__WORK TO BE COMPLETED__.
Produce an exact transcription of the listing below, omitting the pictures.

__PROVIDED DATA__.
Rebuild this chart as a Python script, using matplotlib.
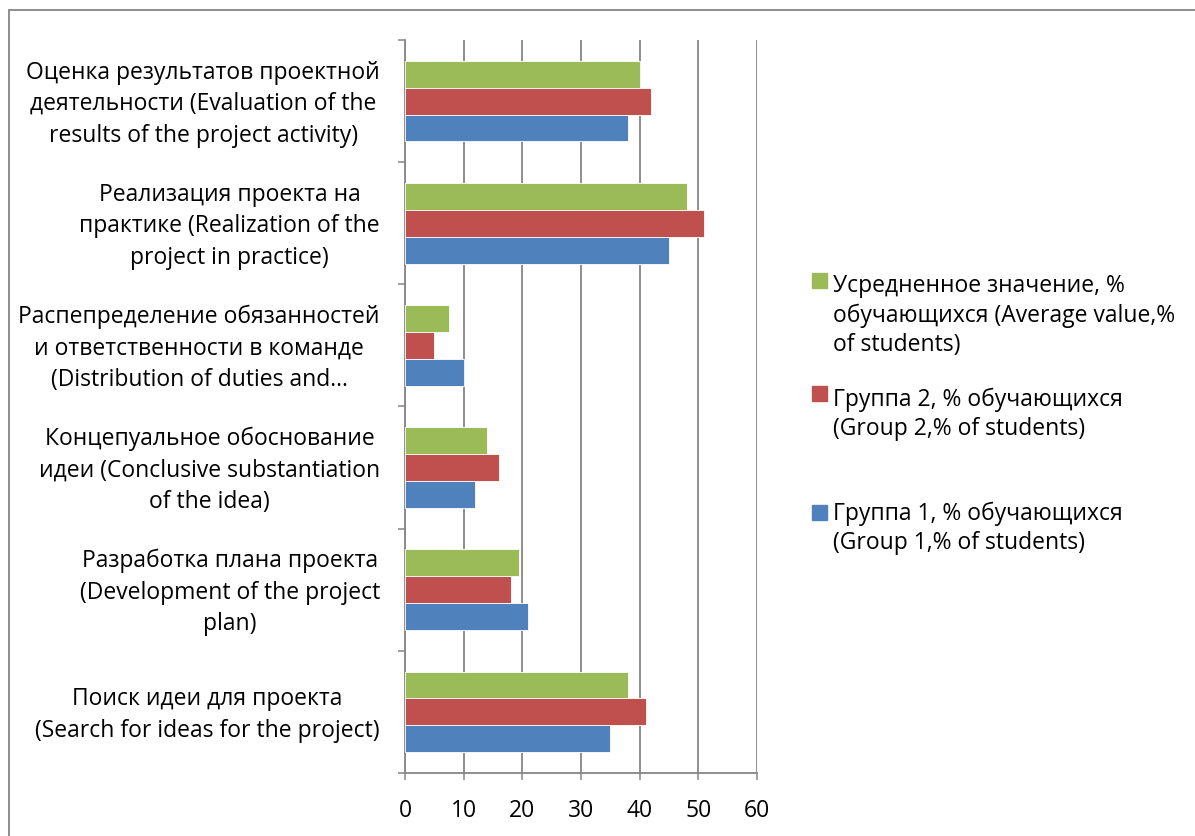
import matplotlib
matplotlib.use("Agg")
import matplotlib.pyplot as plt
from matplotlib.patches import Rectangle
from matplotlib.transforms import ScaledTranslation
import numpy as np

plt.rcParams['font.family'] = ['Open Sans', 'DejaVu Sans']

# Stages of project work, listed bottom to top
categories = [
    "Поиск идеи для проекта\n(Search for ideas for the project)",
    "Разработка плана проекта\n(Development of the project\nplan)",
    "Концепуальное обоснование\nидеи (Conclusive substantiation\nof the idea)",
    "Распепределение обязанностей\nи ответственности в команде\n(Distribution of duties and…",
    "Реализация проекта на\nпрактике (Realization of the\nproject in practice)",
    "Оценка результатов проектной\nдеятельности (Evaluation of the\nresults of the project activity)",
]

group1 = [35, 21, 12, 10, 45, 38]
group2 = [41, 18, 16, 5, 51, 42]
average = [38, 19.5, 14, 7.5, 48, 40]

series_names = [
    "Усредненное значение, %\nобучающихся (Average value,%\nof students)",
    "Группа 2, % обучающихся\n(Group 2,% of students)",
    "Группа 1, % обучающихся\n(Group 1,% of students)",
]
series_values = [average, group2, group1]
series_colors = ["#9BBB59", "#C0504D", "#4F81BD"]

x_ticks = [0, 10, 20, 30, 40, 50, 60]

W, H = 1195, 836
FS = 16.5
fig = plt.figure(figsize=(W / 100, H / 100), dpi=100)
ax = fig.add_axes([405 / W, 1 - 773 / H, (757 - 405) / W, (773 - 40) / H])

grid_col = "#868686"
bar_h = 0.22
y = np.arange(len(categories))
offsets = [bar_h, 0.0, -bar_h]
for vals, col, off in zip(series_values, series_colors, offsets):
    ax.barh(y + off, vals, height=bar_h, color=col, edgecolor="white",
            linewidth=0.6, zorder=3)

ax.set_xlim(0, 60)
ax.set_ylim(-0.5, len(categories) - 0.5)
ax.set_xticks(x_ticks)
ax.set_xticklabels([str(t) for t in x_ticks])
ax.xaxis.grid(True, color=grid_col, linewidth=1.3, zorder=1)
ax.tick_params(axis='x', length=5, width=1.1, color=grid_col, pad=14,
               labelsize=FS)

# category labels at centres, tick marks at category boundaries
ax.set_yticks(y)
ax.set_yticklabels(categories)
ax.tick_params(axis='y', which='major', length=0, pad=18, labelsize=FS)
ax.set_yticks(np.arange(-0.5, len(categories)), minor=True)
ax.tick_params(axis='y', which='minor', length=5, width=1.1, color=grid_col)
shift_down = ScaledTranslation(0, -3 / 100, fig.dpi_scale_trans)
for lbl in ax.get_yticklabels():
    lbl.set_multialignment('center')
    lbl.set_linespacing(1.42)
    lbl.set_verticalalignment('center')
    lbl.set_transform(lbl.get_transform() + shift_down)

for side in ["top", "right"]:
    ax.spines[side].set_visible(False)
for side in ["left", "bottom"]:
    ax.spines[side].set_color(grid_col)
    ax.spines[side].set_linewidth(1.3)
ax.set_axisbelow(True)

# legend: colour square plus wrapped series name (anchored at last line)
legend_squares = [273, 386, 505]
legend_last_baselines = [351, 435, 549]
for name, col, top, base in zip(series_names, series_colors,
                                legend_squares, legend_last_baselines):
    fig.patches.append(Rectangle((812 / W, 1 - (top + 15) / H), 15 / W, 15 / H,
                                 transform=fig.transFigure, color=col))
    fig.text(833 / W, 1 - base / H, name, fontsize=FS, va='baseline',
             ha='left', linespacing=1.3)

# chart frame
fig.patches.append(Rectangle((9 / W, -0.01), 1.1, 1 - 10 / H + 0.01,
                             transform=fig.transFigure, fill=False,
                             edgecolor=grid_col, linewidth=1.3))

fig.savefig("out.png", dpi=100)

__ANSWER TO THE TASK__.
Rebuild this chart as a Python script, using matplotlib.
import matplotlib
matplotlib.use("Agg")
import matplotlib.pyplot as plt
from matplotlib.patches import Rectangle
from matplotlib.transforms import ScaledTranslation
import numpy as np

plt.rcParams['font.family'] = ['Open Sans', 'DejaVu Sans']

# Stages of project work, listed bottom to top
categories = [
    "Поиск идеи для проекта\n(Search for ideas for the project)",
    "Разработка плана проекта\n(Development of the project\nplan)",
    "Концепуальное обоснование\nидеи (Conclusive substantiation\nof the idea)",
    "Распепределение обязанностей\nи ответственности в команде\n(Distribution of duties and…",
    "Реализация проекта на\nпрактике (Realization of the\nproject in practice)",
    "Оценка результатов проектной\nдеятельности (Evaluation of the\nresults of the project activity)",
]

group1 = [35, 21, 12, 10, 45, 38]
group2 = [41, 18, 16, 5, 51, 42]
average = [38, 19.5, 14, 7.5, 48, 40]

series_names = [
    "Усредненное значение, %\nобучающихся (Average value,%\nof students)",
    "Группа 2, % обучающихся\n(Group 2,% of students)",
    "Группа 1, % обучающихся\n(Group 1,% of students)",
]
series_values = [average, group2, group1]
series_colors = ["#9BBB59", "#C0504D", "#4F81BD"]

x_ticks = [0, 10, 20, 30, 40, 50, 60]

W, H = 1195, 836
FS = 16.5
fig = plt.figure(figsize=(W / 100, H / 100), dpi=100)
ax = fig.add_axes([405 / W, 1 - 773 / H, (757 - 405) / W, (773 - 40) / H])

grid_col = "#868686"
bar_h = 0.22
y = np.arange(len(categories))
offsets = [bar_h, 0.0, -bar_h]
for vals, col, off in zip(series_values, series_colors, offsets):
    ax.barh(y + off, vals, height=bar_h, color=col, edgecolor="white",
            linewidth=0.6, zorder=3)

ax.set_xlim(0, 60)
ax.set_ylim(-0.5, len(categories) - 0.5)
ax.set_xticks(x_ticks)
ax.set_xticklabels([str(t) for t in x_ticks])
ax.xaxis.grid(True, color=grid_col, linewidth=1.3, zorder=1)
ax.tick_params(axis='x', length=5, width=1.1, color=grid_col, pad=14,
               labelsize=FS)

# category labels at centres, tick marks at category boundaries
ax.set_yticks(y)
ax.set_yticklabels(categories)
ax.tick_params(axis='y', which='major', length=0, pad=18, labelsize=FS)
ax.set_yticks(np.arange(-0.5, len(categories)), minor=True)
ax.tick_params(axis='y', which='minor', length=5, width=1.1, color=grid_col)
shift_down = ScaledTranslation(0, -3 / 100, fig.dpi_scale_trans)
for lbl in ax.get_yticklabels():
    lbl.set_multialignment('center')
    lbl.set_linespacing(1.42)
    lbl.set_verticalalignment('center')
    lbl.set_transform(lbl.get_transform() + shift_down)

for side in ["top", "right"]:
    ax.spines[side].set_visible(False)
for side in ["left", "bottom"]:
    ax.spines[side].set_color(grid_col)
    ax.spines[side].set_linewidth(1.3)
ax.set_axisbelow(True)

# legend: colour square plus wrapped series name (anchored at last line)
legend_squares = [273, 386, 505]
legend_last_baselines = [351, 435, 549]
for name, col, top, base in zip(series_names, series_colors,
                                legend_squares, legend_last_baselines):
    fig.patches.append(Rectangle((812 / W, 1 - (top + 15) / H), 15 / W, 15 / H,
                                 transform=fig.transFigure, color=col))
    fig.text(833 / W, 1 - base / H, name, fontsize=FS, va='baseline',
             ha='left', linespacing=1.3)

# chart frame
fig.patches.append(Rectangle((9 / W, -0.01), 1.1, 1 - 10 / H + 0.01,
                             transform=fig.transFigure, fill=False,
                             edgecolor=grid_col, linewidth=1.3))

fig.savefig("out.png", dpi=100)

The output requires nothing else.